GIVEN INSTRUCTION
Each line from the line with "Recreate this image" to the line with "Y_MAX = PH / 24.0", inclusive, is to be repeated exactly; no other line and no picture belongs in the copy.

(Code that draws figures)
╭──

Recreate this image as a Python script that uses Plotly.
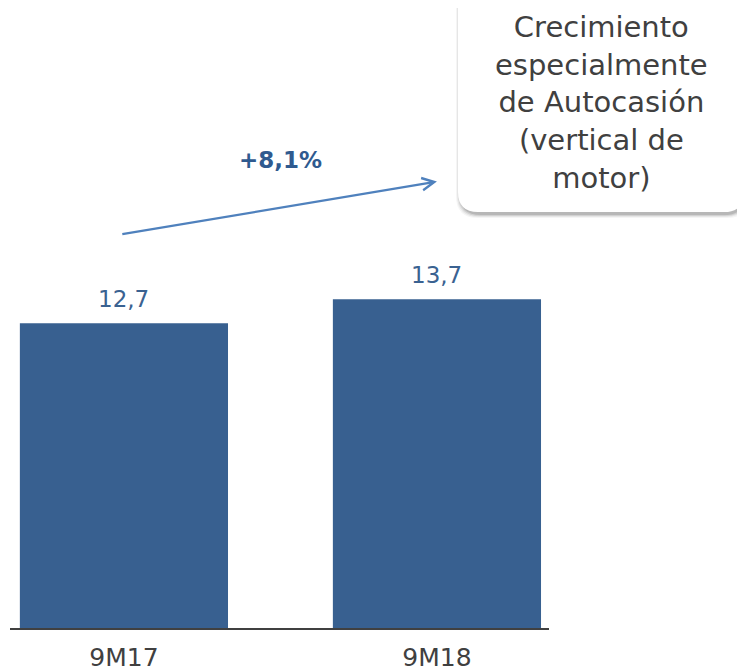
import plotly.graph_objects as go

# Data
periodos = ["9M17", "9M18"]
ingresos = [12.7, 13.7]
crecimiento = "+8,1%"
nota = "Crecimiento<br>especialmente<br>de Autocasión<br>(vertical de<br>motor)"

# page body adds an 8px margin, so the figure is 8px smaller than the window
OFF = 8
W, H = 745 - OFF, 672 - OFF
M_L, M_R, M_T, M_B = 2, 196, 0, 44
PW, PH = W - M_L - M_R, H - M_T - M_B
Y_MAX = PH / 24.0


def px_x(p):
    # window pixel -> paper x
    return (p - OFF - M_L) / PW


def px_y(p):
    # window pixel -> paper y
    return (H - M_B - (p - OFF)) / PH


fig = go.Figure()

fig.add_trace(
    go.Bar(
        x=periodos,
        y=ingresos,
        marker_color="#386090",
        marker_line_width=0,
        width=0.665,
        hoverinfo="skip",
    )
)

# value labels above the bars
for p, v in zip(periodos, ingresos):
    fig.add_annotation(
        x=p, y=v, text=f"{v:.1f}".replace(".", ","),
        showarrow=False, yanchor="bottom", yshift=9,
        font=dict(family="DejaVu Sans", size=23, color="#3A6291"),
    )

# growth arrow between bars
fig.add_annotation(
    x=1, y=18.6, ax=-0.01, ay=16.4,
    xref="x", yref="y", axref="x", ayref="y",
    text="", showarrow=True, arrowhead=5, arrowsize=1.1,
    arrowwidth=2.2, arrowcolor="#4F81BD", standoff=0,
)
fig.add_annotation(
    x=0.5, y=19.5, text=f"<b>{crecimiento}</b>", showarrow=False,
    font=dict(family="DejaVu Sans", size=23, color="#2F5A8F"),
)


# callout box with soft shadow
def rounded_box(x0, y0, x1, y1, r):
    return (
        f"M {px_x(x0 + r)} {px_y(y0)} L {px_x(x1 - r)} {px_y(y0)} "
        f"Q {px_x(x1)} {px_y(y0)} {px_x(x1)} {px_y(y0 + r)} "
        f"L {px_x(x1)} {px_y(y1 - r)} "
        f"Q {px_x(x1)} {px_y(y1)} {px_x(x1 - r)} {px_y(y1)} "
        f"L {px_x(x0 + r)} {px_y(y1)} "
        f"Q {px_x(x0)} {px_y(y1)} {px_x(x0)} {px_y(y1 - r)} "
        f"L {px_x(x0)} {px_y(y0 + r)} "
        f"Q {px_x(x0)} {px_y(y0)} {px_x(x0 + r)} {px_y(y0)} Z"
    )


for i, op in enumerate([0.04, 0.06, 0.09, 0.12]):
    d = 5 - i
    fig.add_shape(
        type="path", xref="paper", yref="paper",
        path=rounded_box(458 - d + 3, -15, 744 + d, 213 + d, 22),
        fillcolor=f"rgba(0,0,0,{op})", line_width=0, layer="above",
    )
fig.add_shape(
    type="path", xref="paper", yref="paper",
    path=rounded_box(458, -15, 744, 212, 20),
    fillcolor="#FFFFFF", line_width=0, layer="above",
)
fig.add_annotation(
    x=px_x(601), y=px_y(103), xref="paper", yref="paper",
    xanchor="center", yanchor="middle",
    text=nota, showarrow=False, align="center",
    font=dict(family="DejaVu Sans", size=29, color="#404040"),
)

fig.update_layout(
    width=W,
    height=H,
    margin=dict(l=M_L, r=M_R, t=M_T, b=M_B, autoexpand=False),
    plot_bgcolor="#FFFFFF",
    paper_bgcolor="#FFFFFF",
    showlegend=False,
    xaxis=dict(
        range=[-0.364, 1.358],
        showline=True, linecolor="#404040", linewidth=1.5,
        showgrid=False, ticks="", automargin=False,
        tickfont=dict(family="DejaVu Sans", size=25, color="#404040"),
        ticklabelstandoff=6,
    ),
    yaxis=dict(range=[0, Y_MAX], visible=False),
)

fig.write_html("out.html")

╰──
╭──

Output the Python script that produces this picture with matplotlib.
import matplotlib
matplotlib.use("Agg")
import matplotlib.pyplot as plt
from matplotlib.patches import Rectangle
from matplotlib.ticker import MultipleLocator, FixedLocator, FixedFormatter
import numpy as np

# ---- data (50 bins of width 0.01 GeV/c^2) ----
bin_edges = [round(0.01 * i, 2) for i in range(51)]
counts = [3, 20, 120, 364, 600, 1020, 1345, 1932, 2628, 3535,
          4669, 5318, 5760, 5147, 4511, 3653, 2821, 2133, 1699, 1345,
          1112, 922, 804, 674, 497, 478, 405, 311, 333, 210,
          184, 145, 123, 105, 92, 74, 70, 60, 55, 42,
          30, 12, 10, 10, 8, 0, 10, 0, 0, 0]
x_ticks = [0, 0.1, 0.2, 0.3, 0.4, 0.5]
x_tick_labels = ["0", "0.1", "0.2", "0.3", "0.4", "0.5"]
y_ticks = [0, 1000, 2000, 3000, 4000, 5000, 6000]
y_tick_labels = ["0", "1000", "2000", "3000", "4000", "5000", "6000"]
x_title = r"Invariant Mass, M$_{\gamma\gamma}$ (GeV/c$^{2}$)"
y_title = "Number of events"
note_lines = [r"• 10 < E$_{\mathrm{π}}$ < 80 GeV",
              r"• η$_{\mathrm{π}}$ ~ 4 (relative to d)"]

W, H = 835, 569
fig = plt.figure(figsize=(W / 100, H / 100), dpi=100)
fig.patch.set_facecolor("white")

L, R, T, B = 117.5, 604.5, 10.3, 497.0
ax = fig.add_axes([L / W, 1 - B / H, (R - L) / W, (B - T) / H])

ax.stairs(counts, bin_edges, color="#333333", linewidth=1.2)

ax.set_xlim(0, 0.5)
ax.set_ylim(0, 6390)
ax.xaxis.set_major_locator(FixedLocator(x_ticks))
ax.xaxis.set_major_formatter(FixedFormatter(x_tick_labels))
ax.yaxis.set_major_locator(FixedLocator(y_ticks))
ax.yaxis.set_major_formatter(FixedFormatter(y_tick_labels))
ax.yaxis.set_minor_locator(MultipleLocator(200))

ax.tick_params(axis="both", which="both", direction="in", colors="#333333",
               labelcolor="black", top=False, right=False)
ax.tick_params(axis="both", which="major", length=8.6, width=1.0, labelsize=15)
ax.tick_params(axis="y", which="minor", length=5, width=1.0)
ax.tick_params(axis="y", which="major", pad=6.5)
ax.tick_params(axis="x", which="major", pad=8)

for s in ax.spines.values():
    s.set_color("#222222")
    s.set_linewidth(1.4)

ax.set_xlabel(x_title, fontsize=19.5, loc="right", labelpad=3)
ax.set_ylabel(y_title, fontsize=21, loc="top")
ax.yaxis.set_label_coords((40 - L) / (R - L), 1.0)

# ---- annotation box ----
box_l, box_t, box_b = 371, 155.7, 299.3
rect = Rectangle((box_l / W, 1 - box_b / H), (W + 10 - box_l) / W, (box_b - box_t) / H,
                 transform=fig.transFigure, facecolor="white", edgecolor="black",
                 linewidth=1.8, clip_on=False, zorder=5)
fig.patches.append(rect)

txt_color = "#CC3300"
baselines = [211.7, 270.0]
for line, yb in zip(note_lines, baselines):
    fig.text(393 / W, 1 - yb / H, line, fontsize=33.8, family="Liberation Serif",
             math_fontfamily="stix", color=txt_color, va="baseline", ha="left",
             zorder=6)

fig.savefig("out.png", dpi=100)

╰──

RESULT OF THIS TASK
Recreate this image as a Python script that uses Plotly.
import plotly.graph_objects as go

# Data
periodos = ["9M17", "9M18"]
ingresos = [12.7, 13.7]
crecimiento = "+8,1%"
nota = "Crecimiento<br>especialmente<br>de Autocasión<br>(vertical de<br>motor)"

# page body adds an 8px margin, so the figure is 8px smaller than the window
OFF = 8
W, H = 745 - OFF, 672 - OFF
M_L, M_R, M_T, M_B = 2, 196, 0, 44
PW, PH = W - M_L - M_R, H - M_T - M_B
Y_MAX = PH / 24.0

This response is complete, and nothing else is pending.